I'm sure I'll have to do something major to it eventually, but for the last decade or so, it's cost me less than 100 dollars a year
I think the USA is pretty unique in that regard. Here, if you intended to drive it on the roads, you'd need it to be taxed and insured (third-party, at least), which would make the cost per year far more than $100.
The people who think that self-driving cars and not owning cars are a good idea tend to be people who live in dense urban areas and know little to nothing about the rest of the world.
I grew up in the countryside and now live in a small city where I can cycle verywhere, so I've seen both sides of this. The problem with this argument is that you forget how population density works. The people who live deep in the countryside are basically noise, statistically speaking. If a solution works for everyone else, then no one cares if they're going to keep needing private cars - it's just one more expense to counter their very low property prices.
Like it or not, any self-driving highway is going to have to make accommodations for human guided vehicles.
Or some people are going to have to flip their switch from manual to automatic when they get near populated areas.

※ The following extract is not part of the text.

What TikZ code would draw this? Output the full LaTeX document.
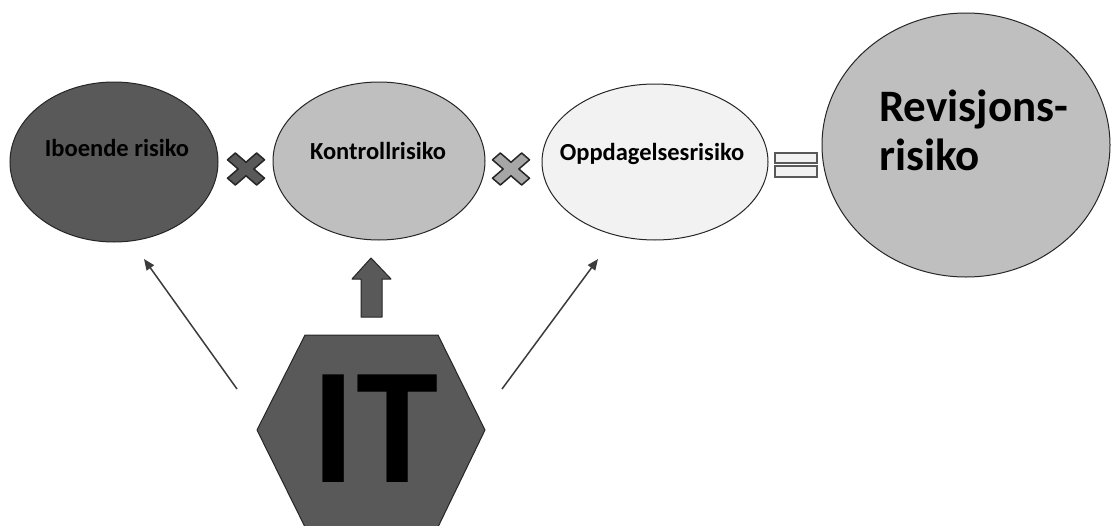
\documentclass[tikz,border=0pt]{standalone}
\usepackage{fontspec}
\setmainfont{Carlito}
\usetikzlibrary{shapes.geometric,arrows.meta}
\definecolor{cdark}{HTML}{595959}
\definecolor{cmid}{HTML}{A6A6A6}
\definecolor{clight}{HTML}{BFBFBF}
\definecolor{cpale}{HTML}{F2F2F2}
\definecolor{cline}{HTML}{262626}
\definecolor{cthin}{HTML}{3C3C3C}
\tikzset{
  ell/.style={ellipse, draw=cline, line width=1pt, inner sep=0pt},
  lbl/.style={font=\bfseries\fontsize{24.5}{29}\selectfont, text=black, inner sep=0pt, anchor=base},
  biglbl/.style={font=\bfseries\fontsize{45}{50}\selectfont, text=black, inner sep=0pt, anchor=base west},
  itlbl/.style={font=\bfseries\fontsize{166}{170}\selectfont, text=black, inner sep=0pt, anchor=base},
  thinarrow/.style={draw=cthin, line width=1.5pt, -{Triangle[length=11pt,width=9pt]}},
  shapeline/.style={draw=cline, line width=1pt, line join=round},
  eqbar/.style={draw=cdark, fill=cpale, line width=1.6pt},
  xmark/.pic={
    \path[pic actions] (0,0.424) -- (0.576,1) -- (1,0.576) -- (0.424,0) -- (1,-0.576) -- (0.576,-1)
      -- (0,-0.424) -- (-0.576,-1) -- (-1,-0.576) -- (-0.424,0) -- (-1,0.576) -- (-0.576,1) -- cycle;
  }
}
\begin{document}
\begin{tikzpicture}[x=1pt,y=-1pt]
\useasboundingbox (0,0) rectangle (1111,525);
\clip (0,0) rectangle (1111,525);
\fill[white] (0,0) rectangle (1111,525);

% ellipses
\node[ell, fill=cdark, minimum width=208pt, minimum height=160pt] (ibo) at (114,162) {};
\node[ell, fill=clight, minimum width=212pt, minimum height=158pt] (kon) at (379,161) {};
\node[ell, fill=cpale, minimum width=226pt, minimum height=156pt] (opp) at (655,162) {};
\node[ell, fill=clight, minimum width=288pt, minimum height=264pt] (rev) at (966,145) {};

\node[lbl] (ibotxt) at (117,156) {Iboende risiko};
\node[lbl] (kontxt) at (378,159) {Kontrollrisiko};
\node[lbl] (opptxt) at (652,160) {Oppdagelsesrisiko};
\node[biglbl] (revtxt1) at (879,121) {Revisjons-};
\node[biglbl] (revtxt2) at (879,170) {risiko};

% multiply signs
\pic[draw=cline, fill=cdark, line width=1.5pt, line join=round, xscale=18.5, yscale=16] at (246,169) {xmark};
\pic[draw=cline, fill=cmid, line width=1.5pt, line join=round, xscale=18.5, yscale=16] at (511,169) {xmark};

% equals sign
\draw[eqbar] (775,153) rectangle (817,163);
\draw[eqbar] (775,166) rectangle (817,177);

% hexagon
\path[shapeline, fill=cdark] (305,335) -- (438,335) -- (485,430) -- (438,527) -- (305,527) -- (257,430) -- cycle;
\node[itlbl] (it) at (375,482) {IT};

% thick up arrow
\path[shapeline, fill=cdark] (361,317) -- (361,279) -- (352,279) -- (371,258) -- (391,279) -- (382,279) -- (382,317) -- cycle;

% thin arrows
\coordinate (ltail) at (237,389);
\coordinate (lhead) at (144,259);
\coordinate (rtail) at (502,389);
\coordinate (rhead) at (598,259);
\draw[thinarrow] (ltail) -- (lhead);
\draw[thinarrow] (rtail) -- (rhead);
\end{tikzpicture}
\end{document}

In addition, I somehow don't think that police, fire, ambulance, politicians, etc. would be willing to use self-driving cars
Politicians already have other people drive them. Ambulances and fire engines would be a lot safer if they plugged into a control system that made other cars get out of their way, rather than relying on humans to react sensibly to a siren in the distance. Police would almost certainly want a non-networked version with a manual override, as they are very likely to have an active adversary.
You can't remove my State's direct democracy by simply believing we don't have it
The only places I am aware that practice direct democracy are the Swiss Cantons and some parts of Israel. Which state do you live in the I should add to this list?
Already, computers are waaay more powerful than human minds, we just haven't figured out how to steer all this power towards actual intelligence
In terms of number of switches, not really (we're getting close though). In terms of interconnect, you're orders of magnitude off. The big difference between a brain and a microprocessor is the number of interconnects between discrete components. Neurons in a human brain have as many as 7,000 connections to other neurons. The state of the art for hardware neural network simulations have 700. And don't expect that to scale linearly - doubling the number of connections is really hard. Latency goes up dramatically.
There are 4k (3840x2160 pixels for a 16:9 aspect ratio) monitors out there although you will pay for them
You won't pay much. We're now buying them as our default monitor because reasonable ones are down to about £300 - if you're using the machine for work, that's a negligible cost.
640kB ought to be enough for anyone
640KB is enough for some things. Every time you increase it by an order of magnitude, it becomes enough for more things. Eventually, the set of things that it's not enough for becomes too small a market to justify the R&D investment.
Behind every great computer sits a skinny little geek.